━━ INPUT ━━

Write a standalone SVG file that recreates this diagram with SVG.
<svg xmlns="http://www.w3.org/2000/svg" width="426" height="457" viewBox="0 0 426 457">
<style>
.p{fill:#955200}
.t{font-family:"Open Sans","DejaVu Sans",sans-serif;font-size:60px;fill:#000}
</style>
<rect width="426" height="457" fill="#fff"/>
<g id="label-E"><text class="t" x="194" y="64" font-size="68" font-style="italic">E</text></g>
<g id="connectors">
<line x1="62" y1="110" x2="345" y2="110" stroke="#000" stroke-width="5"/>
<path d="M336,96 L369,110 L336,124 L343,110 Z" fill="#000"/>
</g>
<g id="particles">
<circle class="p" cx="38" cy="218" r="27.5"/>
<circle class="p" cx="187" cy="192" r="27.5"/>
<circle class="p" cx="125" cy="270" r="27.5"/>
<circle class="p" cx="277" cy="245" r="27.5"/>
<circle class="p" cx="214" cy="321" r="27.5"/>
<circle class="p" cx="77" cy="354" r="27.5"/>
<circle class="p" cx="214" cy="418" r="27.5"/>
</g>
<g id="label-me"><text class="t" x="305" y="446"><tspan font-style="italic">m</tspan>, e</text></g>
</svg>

━━━
━━ INPUT ━━

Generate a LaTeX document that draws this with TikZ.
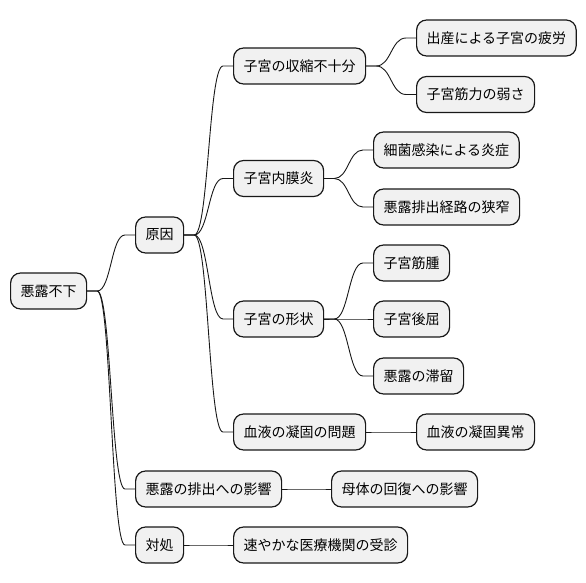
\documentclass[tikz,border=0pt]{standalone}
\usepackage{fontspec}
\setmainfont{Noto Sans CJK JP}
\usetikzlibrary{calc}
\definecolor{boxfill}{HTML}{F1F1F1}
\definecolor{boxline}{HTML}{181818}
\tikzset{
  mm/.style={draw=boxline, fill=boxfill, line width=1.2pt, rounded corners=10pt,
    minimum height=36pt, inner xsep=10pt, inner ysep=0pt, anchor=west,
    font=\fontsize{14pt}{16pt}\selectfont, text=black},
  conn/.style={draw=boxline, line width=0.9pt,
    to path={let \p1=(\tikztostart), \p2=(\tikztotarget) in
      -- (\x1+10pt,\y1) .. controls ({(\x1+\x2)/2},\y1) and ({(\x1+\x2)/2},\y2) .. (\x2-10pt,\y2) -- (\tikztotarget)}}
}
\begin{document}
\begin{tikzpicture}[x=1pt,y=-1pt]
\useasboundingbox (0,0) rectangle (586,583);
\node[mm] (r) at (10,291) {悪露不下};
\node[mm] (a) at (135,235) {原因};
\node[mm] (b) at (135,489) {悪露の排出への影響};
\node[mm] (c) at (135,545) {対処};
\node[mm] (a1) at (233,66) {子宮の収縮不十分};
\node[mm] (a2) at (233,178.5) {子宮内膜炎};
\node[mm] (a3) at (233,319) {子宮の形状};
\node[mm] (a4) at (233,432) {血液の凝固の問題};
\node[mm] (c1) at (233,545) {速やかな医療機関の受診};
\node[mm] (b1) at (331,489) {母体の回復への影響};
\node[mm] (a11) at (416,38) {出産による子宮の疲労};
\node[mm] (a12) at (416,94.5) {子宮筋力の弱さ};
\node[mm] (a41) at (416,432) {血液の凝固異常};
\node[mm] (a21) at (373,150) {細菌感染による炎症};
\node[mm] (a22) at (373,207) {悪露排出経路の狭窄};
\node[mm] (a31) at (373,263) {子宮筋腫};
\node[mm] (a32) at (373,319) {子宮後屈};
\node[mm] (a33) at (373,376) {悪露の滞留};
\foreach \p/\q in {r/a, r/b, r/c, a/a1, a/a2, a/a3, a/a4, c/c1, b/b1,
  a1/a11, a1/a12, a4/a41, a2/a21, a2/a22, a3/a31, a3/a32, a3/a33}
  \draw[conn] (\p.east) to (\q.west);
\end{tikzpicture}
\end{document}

━━━

*TASK PROMPT*. From the entries above, copy each line holding "this".

*OUTPUT OF THE EXERCISE*.
Write a standalone SVG file that recreates this diagram with SVG.
Generate a LaTeX document that draws this with TikZ.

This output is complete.